## GOAL
Give every line back verbatim, dropping all images.

(Figure scripts)
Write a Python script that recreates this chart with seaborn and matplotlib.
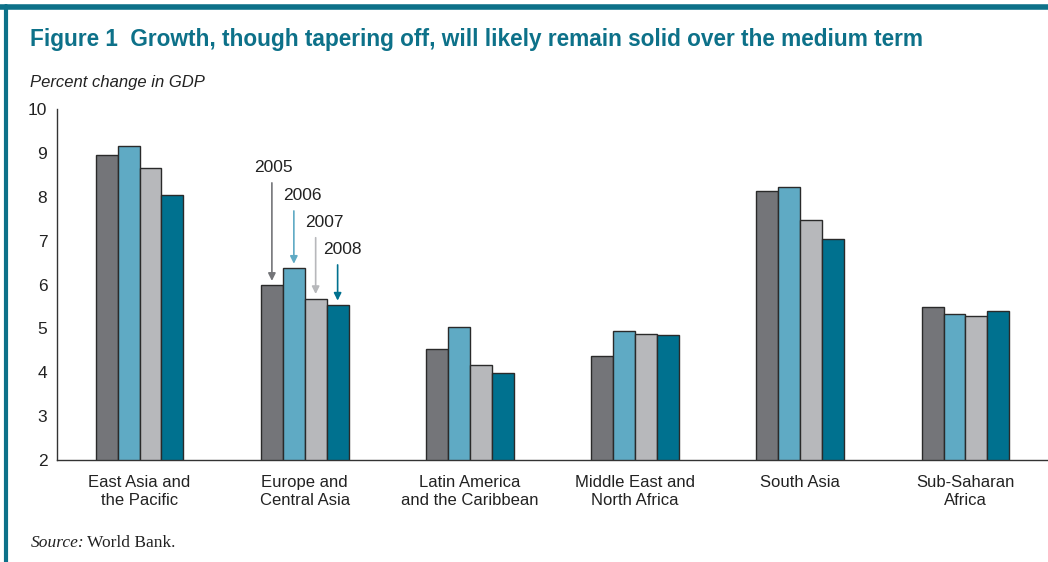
import pandas as pd
import matplotlib.pyplot as plt
import seaborn as sns
import numpy as np
from matplotlib.lines import Line2D

regions = ["East Asia and\nthe Pacific", "Europe and\nCentral Asia", "Latin America\nand the Caribbean",
           "Middle East and\nNorth Africa", "South Asia", "Sub-Saharan\nAfrica"]
years = ["2005", "2006", "2007", "2008"]
g2005 = [8.95, 5.98, 4.52, 4.38, 8.14, 5.48]
g2006 = [9.15, 6.37, 5.04, 4.93, 8.22, 5.32]
g2007 = [8.65, 5.68, 4.16, 4.88, 7.46, 5.28]
g2008 = [8.05, 5.53, 3.99, 4.85, 7.03, 5.39]
colors = ["#747579", "#5faac4", "#b7b8bb", "#00718f"]

data = pd.DataFrame({
    "region": regions * 4,
    "year": [y for y in years for _ in regions],
    "growth": g2005 + g2006 + g2007 + g2008,
})

sns.set_theme(style="white")
plt.rcParams["font.family"] = ["Liberation Sans", "DejaVu Sans"]

fig = plt.figure(figsize=(10.48, 5.62), dpi=100)
ax = fig.add_axes([0.0544, 0.1815, 0.9456, 0.6245])
sns.barplot(data=data, x="region", y="growth", hue="year", hue_order=years, order=regions,
            palette=colors, saturation=1, width=0.53, edgecolor="#2a2a2a", linewidth=1.0,
            ax=ax, legend=False)

ax.set_ylim(2, 10)
ax.set_xlim(-0.5, 5.5)
ax.set_yticks(range(2, 11))
ax.set_xlabel("")
ax.set_ylabel("")
for s in ["top", "right"]:
    ax.spines[s].set_visible(False)
for s in ["left", "bottom"]:
    ax.spines[s].set_color("#333333")
    ax.spines[s].set_linewidth(1.0)
ax.tick_params(axis="y", direction="in", length=7, width=1, color="#333333", labelsize=12.5, pad=7)
ax.tick_params(axis="x", which="major", length=0, labelsize=12, pad=11)
ax.set_xticks(np.arange(-0.5, 6.0, 1.0), minor=True)
ax.tick_params(axis="x", which="minor", direction="out", length=8, width=1, color="#333333")
for lab in ax.get_xticklabels():
    lab.set_linespacing(1.25)
    lab.set_color("#222222")
for lab in ax.get_yticklabels():
    lab.set_color("#222222")

# year call-outs on the Europe group
offs = [-0.199, -0.066, 0.066, 0.199]
europe = [g2005[1], g2006[1], g2007[1], g2008[1]]
starts = [8.38, 7.74, 7.13, 6.51]
txt_dx = [0.01, 0.05, 0.05, 0.03]
for i, y in enumerate(years):
    xb = 1 + offs[i]
    ax.annotate("", xy=(xb, europe[i] + 0.04), xytext=(xb, starts[i]),
                arrowprops=dict(arrowstyle="-|>", color=colors[i], lw=1.2, mutation_scale=11))
    ax.text(xb + txt_dx[i], starts[i] + 0.12, y, ha="center", va="bottom", fontsize=12.5, color="#222222")

teal = "#0d7189"
fig.text(0.029, 0.93, "Figure 1  Growth, though tapering off, will likely remain solid over the medium term",
         fontsize=16.3, fontweight="bold", color=teal, va="center")
fig.text(0.029, 0.853, "Percent change in GDP", fontsize=12, style="italic", color="#222222", va="center")
fig.text(0.029, 0.034, "Source:", fontsize=12.5, style="italic", family="Liberation Serif", color="#222222", va="center")
fig.text(0.083, 0.034, "World Bank.", fontsize=12.5, family="Liberation Serif", color="#222222", va="center")

fig.add_artist(Line2D([0.0, 1.0], [0.987, 0.987], transform=fig.transFigure, color=teal, lw=4))
fig.add_artist(Line2D([0.006, 0.006], [0.99, 0.0], transform=fig.transFigure, color=teal, lw=3))

fig.savefig("out.png", dpi=100)
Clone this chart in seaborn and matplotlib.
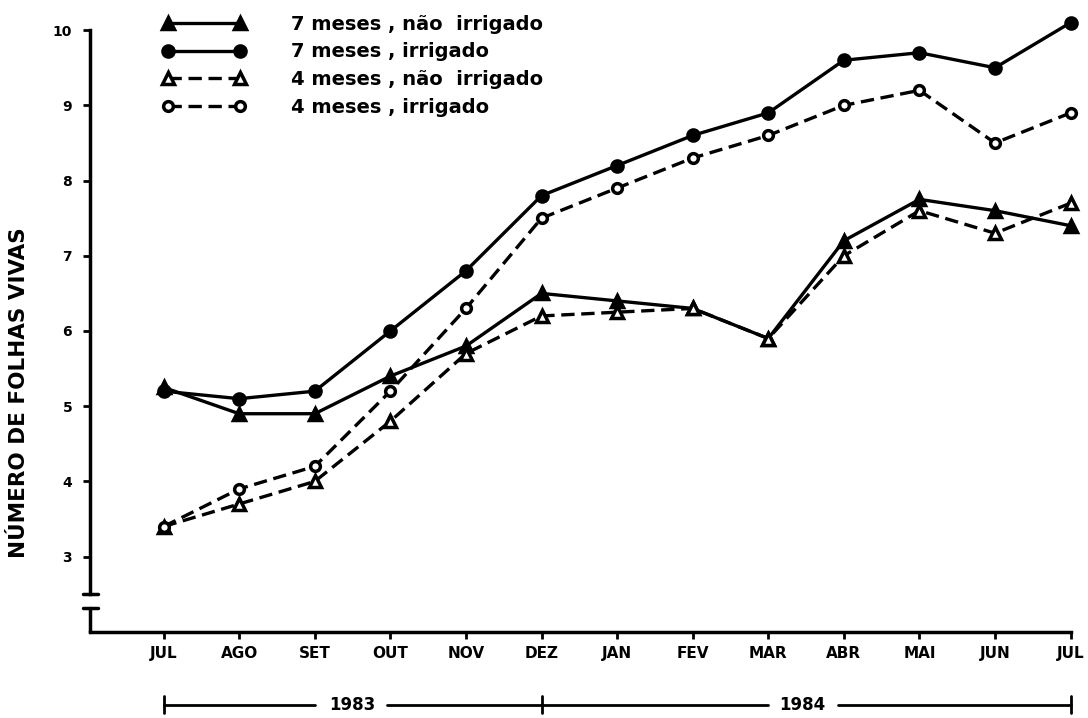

## RESULT OF THIS TASK
Write a Python script that recreates this chart with seaborn and matplotlib.
import pandas as pd
import matplotlib.pyplot as plt
import seaborn as sns
import numpy as np
from matplotlib.lines import Line2D

regions = ["East Asia and\nthe Pacific", "Europe and\nCentral Asia", "Latin America\nand the Caribbean",
           "Middle East and\nNorth Africa", "South Asia", "Sub-Saharan\nAfrica"]
years = ["2005", "2006", "2007", "2008"]
g2005 = [8.95, 5.98, 4.52, 4.38, 8.14, 5.48]
g2006 = [9.15, 6.37, 5.04, 4.93, 8.22, 5.32]
g2007 = [8.65, 5.68, 4.16, 4.88, 7.46, 5.28]
g2008 = [8.05, 5.53, 3.99, 4.85, 7.03, 5.39]
colors = ["#747579", "#5faac4", "#b7b8bb", "#00718f"]

data = pd.DataFrame({
    "region": regions * 4,
    "year": [y for y in years for _ in regions],
    "growth": g2005 + g2006 + g2007 + g2008,
})

sns.set_theme(style="white")
plt.rcParams["font.family"] = ["Liberation Sans", "DejaVu Sans"]

fig = plt.figure(figsize=(10.48, 5.62), dpi=100)
ax = fig.add_axes([0.0544, 0.1815, 0.9456, 0.6245])
sns.barplot(data=data, x="region", y="growth", hue="year", hue_order=years, order=regions,
            palette=colors, saturation=1, width=0.53, edgecolor="#2a2a2a", linewidth=1.0,
            ax=ax, legend=False)

ax.set_ylim(2, 10)
ax.set_xlim(-0.5, 5.5)
ax.set_yticks(range(2, 11))
ax.set_xlabel("")
ax.set_ylabel("")
for s in ["top", "right"]:
    ax.spines[s].set_visible(False)
for s in ["left", "bottom"]:
    ax.spines[s].set_color("#333333")
    ax.spines[s].set_linewidth(1.0)
ax.tick_params(axis="y", direction="in", length=7, width=1, color="#333333", labelsize=12.5, pad=7)
ax.tick_params(axis="x", which="major", length=0, labelsize=12, pad=11)
ax.set_xticks(np.arange(-0.5, 6.0, 1.0), minor=True)
ax.tick_params(axis="x", which="minor", direction="out", length=8, width=1, color="#333333")
for lab in ax.get_xticklabels():
    lab.set_linespacing(1.25)
    lab.set_color("#222222")
for lab in ax.get_yticklabels():
    lab.set_color("#222222")

# year call-outs on the Europe group
offs = [-0.199, -0.066, 0.066, 0.199]
europe = [g2005[1], g2006[1], g2007[1], g2008[1]]
starts = [8.38, 7.74, 7.13, 6.51]
txt_dx = [0.01, 0.05, 0.05, 0.03]
for i, y in enumerate(years):
    xb = 1 + offs[i]
    ax.annotate("", xy=(xb, europe[i] + 0.04), xytext=(xb, starts[i]),
                arrowprops=dict(arrowstyle="-|>", color=colors[i], lw=1.2, mutation_scale=11))
    ax.text(xb + txt_dx[i], starts[i] + 0.12, y, ha="center", va="bottom", fontsize=12.5, color="#222222")

teal = "#0d7189"
fig.text(0.029, 0.93, "Figure 1  Growth, though tapering off, will likely remain solid over the medium term",
         fontsize=16.3, fontweight="bold", color=teal, va="center")
fig.text(0.029, 0.853, "Percent change in GDP", fontsize=12, style="italic", color="#222222", va="center")
fig.text(0.029, 0.034, "Source:", fontsize=12.5, style="italic", family="Liberation Serif", color="#222222", va="center")
fig.text(0.083, 0.034, "World Bank.", fontsize=12.5, family="Liberation Serif", color="#222222", va="center")

fig.add_artist(Line2D([0.0, 1.0], [0.987, 0.987], transform=fig.transFigure, color=teal, lw=4))
fig.add_artist(Line2D([0.006, 0.006], [0.99, 0.0], transform=fig.transFigure, color=teal, lw=3))

fig.savefig("out.png", dpi=100)
Clone this chart in seaborn and matplotlib.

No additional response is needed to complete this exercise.